Anthony Foxx Photo

Anthony Foxx

Appointment
Co-Director, Center for Public Leadership
Emma Bloomberg Professor of the Practice of Public Leadership

MLD-250

We live in a time of deep, seemingly intractable divisions in which the search for common ground proves elusive. Rising from the age of Enlightenment philosophers, democracies were intended to encourage the coexistence of diverse points of view and provide mechanisms for negotiating our differences. The ideal of democracy now faces an existential crisis as even routine government business has been interrupted by partisan disagreements. For example, over the past 30 years, the U.S. has experienced five government shutdowns, the nation’s longest ever occurring in FY 2019 and lasting 35 days. Our democracy’s envisioned culture of negotiation has given way to a new mode of operation: increased reliance on continuing resolutions to fund the federal government. Additionally, issues such as housing, education, healthcare, abortion, social security, the federal debt, and many others continue to be mired in partisan rancor.
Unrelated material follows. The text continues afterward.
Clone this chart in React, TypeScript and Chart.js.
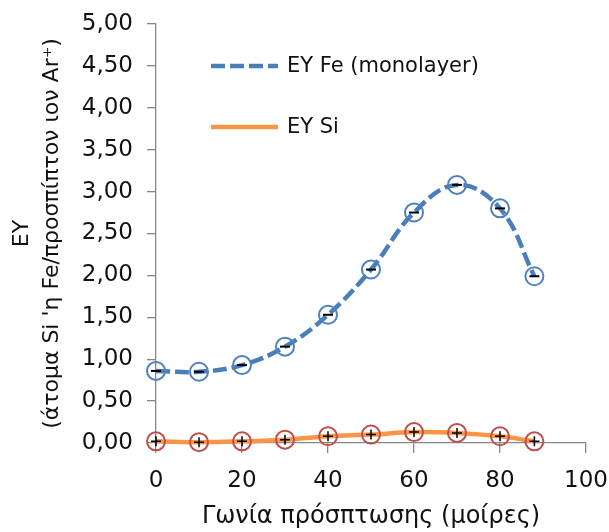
import React, { useEffect, useRef } from 'react';
import { Chart, registerables } from 'chart.js';

Chart.register(...registerables);

const angles = [0, 10, 20, 30, 40, 50, 60, 70, 80, 88];
const eyFe = [0.86, 0.85, 0.93, 1.15, 1.53, 2.07, 2.75, 3.08, 2.8, 1.99];
const eySi = [0.02, 0.01, 0.02, 0.04, 0.08, 0.1, 0.13, 0.12, 0.08, 0.02];
const xTickValues = [0, 20, 40, 60, 80, 100];
const yTickValues = [0, 0.5, 1, 1.5, 2, 2.5, 3, 3.5, 4, 4.5, 5];
const seriesLabels = ['EY Fe (monolayer)', 'EY Si'];
const xTitle = 'Γωνία πρόσπτωσης (μοίρες)';
const yTitle = ['EY', "(άτομα Si 'η Fe/προσπίπτον ιον Ar⁺)"];

const FE_BLUE = '#4A7EBB';
const FE_MARK = '#4F81BD';
const SI_ORANGE = '#F79646';
const SI_MARK = '#C0504D';
const AXIS_FONT = '"DejaVu Sans", sans-serif';

const legendPlugin = {
  id: 'customLegend',
  afterDraw(chart: any) {
    const { ctx, chartArea } = chart;
    const x0 = chartArea.left + 55;
    const x1 = chartArea.left + 122;
    const tx = chartArea.left + 131;
    const rows = [
      { y: chartArea.top + 42, color: FE_BLUE, dash: [14, 5], label: seriesLabels[0] },
      { y: chartArea.top + 103, color: SI_ORANGE, dash: [], label: seriesLabels[1] },
    ];
    ctx.save();
    rows.forEach((r) => {
      ctx.beginPath();
      ctx.setLineDash(r.dash);
      ctx.lineWidth = 4.5;
      ctx.strokeStyle = r.color;
      ctx.lineCap = 'butt';
      ctx.moveTo(x0, r.y);
      ctx.lineTo(x1, r.y);
      ctx.stroke();
      ctx.setLineDash([]);
      ctx.fillStyle = '#111';
      ctx.font = '21px ' + AXIS_FONT;
      ctx.textBaseline = 'middle';
      ctx.textAlign = 'left';
      ctx.fillText(r.label, tx, r.y + 1);
    });
    ctx.restore();
  },
};

export default function App() {
  const ref = useRef<HTMLCanvasElement | null>(null);
  useEffect(() => {
    if (!ref.current) return;
    const fePts = angles.map((a, i) => ({ x: a, y: eyFe[i] }));
    const siPts = angles.map((a, i) => ({ x: a, y: eySi[i] }));
    const chart = new Chart(ref.current, {
      type: 'line',
      data: {
        datasets: [
          {
            label: 'Fe err',
            data: fePts,
            showLine: false,
            pointStyle: 'line',
            pointRadius: 5,
            pointBorderColor: '#000',
            pointBorderWidth: 2,
            pointBackgroundColor: '#000',
            order: 0,
            clip: false,
          } as any,
          {
            label: 'Si err',
            data: siPts,
            showLine: false,
            pointStyle: 'cross',
            pointRadius: 5,
            pointBorderColor: '#000',
            pointBorderWidth: 1.5,
            order: 0,
            clip: false,
          } as any,
          {
            label: seriesLabels[0],
            data: fePts,
            borderColor: FE_BLUE,
            borderWidth: 4.5,
            borderDash: [14, 5],
            tension: 0.4,
            pointStyle: 'circle',
            pointRadius: 9,
            pointBorderColor: FE_MARK,
            pointBorderWidth: 2,
            pointBackgroundColor: 'rgba(0,0,0,0)',
            order: 2,
            clip: false,
          } as any,
          {
            label: seriesLabels[1],
            data: siPts,
            borderColor: SI_ORANGE,
            borderWidth: 4.5,
            tension: 0.4,
            pointStyle: 'circle',
            pointRadius: 9,
            pointBorderColor: SI_MARK,
            pointBorderWidth: 2,
            pointBackgroundColor: 'rgba(0,0,0,0)',
            order: 1,
            clip: false,
          } as any,
        ],
      },
      options: {
        animation: false,
        responsive: false,
        layout: { padding: { top: 24, right: 23, left: 0, bottom: 0 } },
        plugins: { legend: { display: false }, tooltip: { enabled: false } },
        scales: {
          x: {
            type: 'linear',
            min: 0,
            max: 100,
            afterBuildTicks: (scale: any) => {
              scale.ticks = xTickValues.map((v) => ({ value: v }));
            },
            afterFit: (scale: any) => {
              scale.height = 89;
              scale.paddingLeft = 0;
              scale.paddingRight = 0;
            },
            ticks: {
              color: '#111',
              font: { family: AXIS_FONT, size: 23 },
              padding: 14,
              maxRotation: 0,
            },
            grid: {
              drawOnChartArea: false,
              drawTicks: true,
              tickLength: 10,
              color: '#878787',
              lineWidth: 1.3,
            },
            border: { color: '#878787', width: 1.3 },
            title: {
              display: true,
              text: xTitle,
              color: '#111',
              font: { family: AXIS_FONT, size: 24 },
              padding: { top: 0, bottom: 1 },
            },
          },
          y: {
            type: 'linear',
            min: 0,
            max: 5,
            afterBuildTicks: (scale: any) => {
              scale.ticks = yTickValues.map((v) => ({ value: v }));
            },
            afterFit: (scale: any) => {
              scale.width = 156;
              scale.paddingTop = 0;
              scale.paddingBottom = 0;
            },
            ticks: {
              color: '#111',
              font: { family: AXIS_FONT, size: 23 },
              padding: 14,
              callback: (v: any) => Number(v).toFixed(2).replace('.', ','),
            },
            grid: {
              drawOnChartArea: false,
              drawTicks: true,
              tickLength: 9,
              color: '#878787',
              lineWidth: 1.3,
            },
            border: { color: '#878787', width: 1.3 },
            title: {
              display: true,
              text: yTitle,
              color: '#111',
              font: { family: AXIS_FONT, size: 22, lineHeight: 1.36 },
              padding: { top: 7.5, bottom: 0 },
            },
          },
        },
      } as any,
      plugins: [legendPlugin],
    });
    return () => chart.destroy();
  }, []);
  return (
    <div style={{ position: 'absolute', left: 0, top: 0, width: 609, height: 532, background: '#fff' }}>
      <canvas ref={ref} width={609} height={532} style={{ display: 'block' }} />
    </div>
  );
}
According to national polling as of July 2024, Americans have record low confidence levels in their federal institutions – only 7% expressed confidence in Congress, 23% expressed confidence in the Presidency, and 16% expressed confidence in the Supreme Court. Are these institutions broken? Why do Americans appear more deeply divided than at any time previously? How do we emerge from this moment a stronger democracy? How can a new generation of democratic leaders emerge to correct course? 
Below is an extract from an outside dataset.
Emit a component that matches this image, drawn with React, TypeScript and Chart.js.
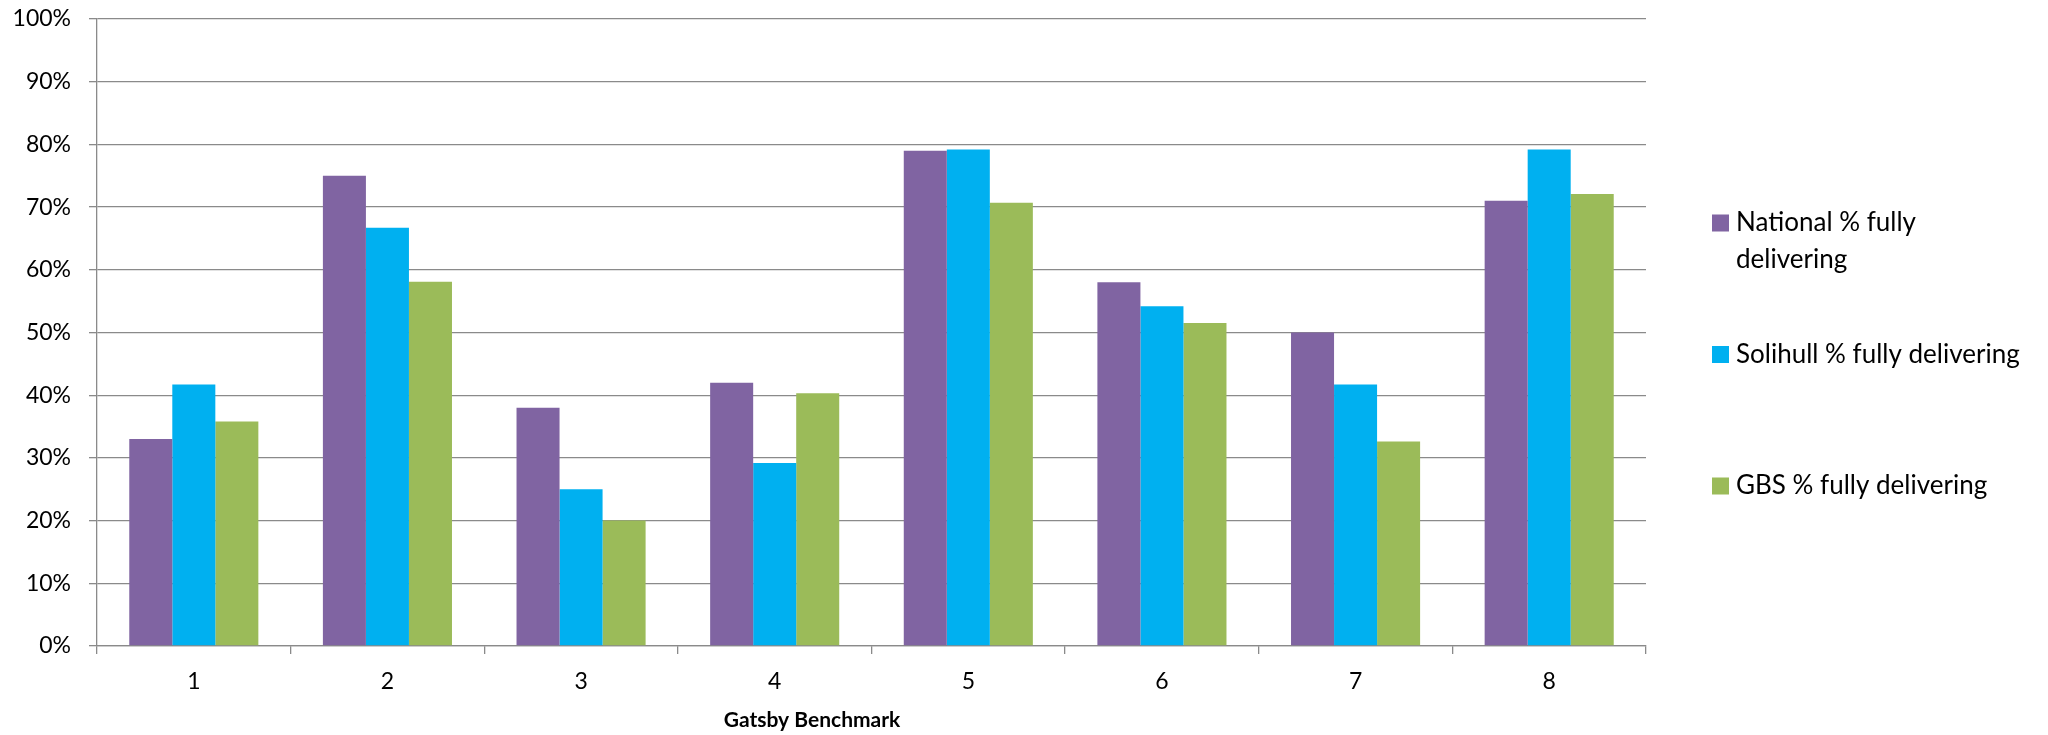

This course is designed to give students opportunities to learn and practice navigating ideological differences. Students will examine case studies organized around the following five themes of democratic leadership: listening, personal expression, relationship building, navigating public sentiment and party orthodoxy and delivering results across differences. The course will largely focus on specific public policy challenges and will frequently be informed by insights from the arts and culture. Students will be expected to prepare for active class discussions on substantive issues and to regularly articulate a point-of-view. A substantial part of each class will involve hearing directly from practitioners who have attempted, sometimes successfully, negotiated profound ideological differences. As a culmination of the course, pairs of students will choose a policy topic on which they disagree, attempt to negotiate a resolution, and write a paper discussing their learnings.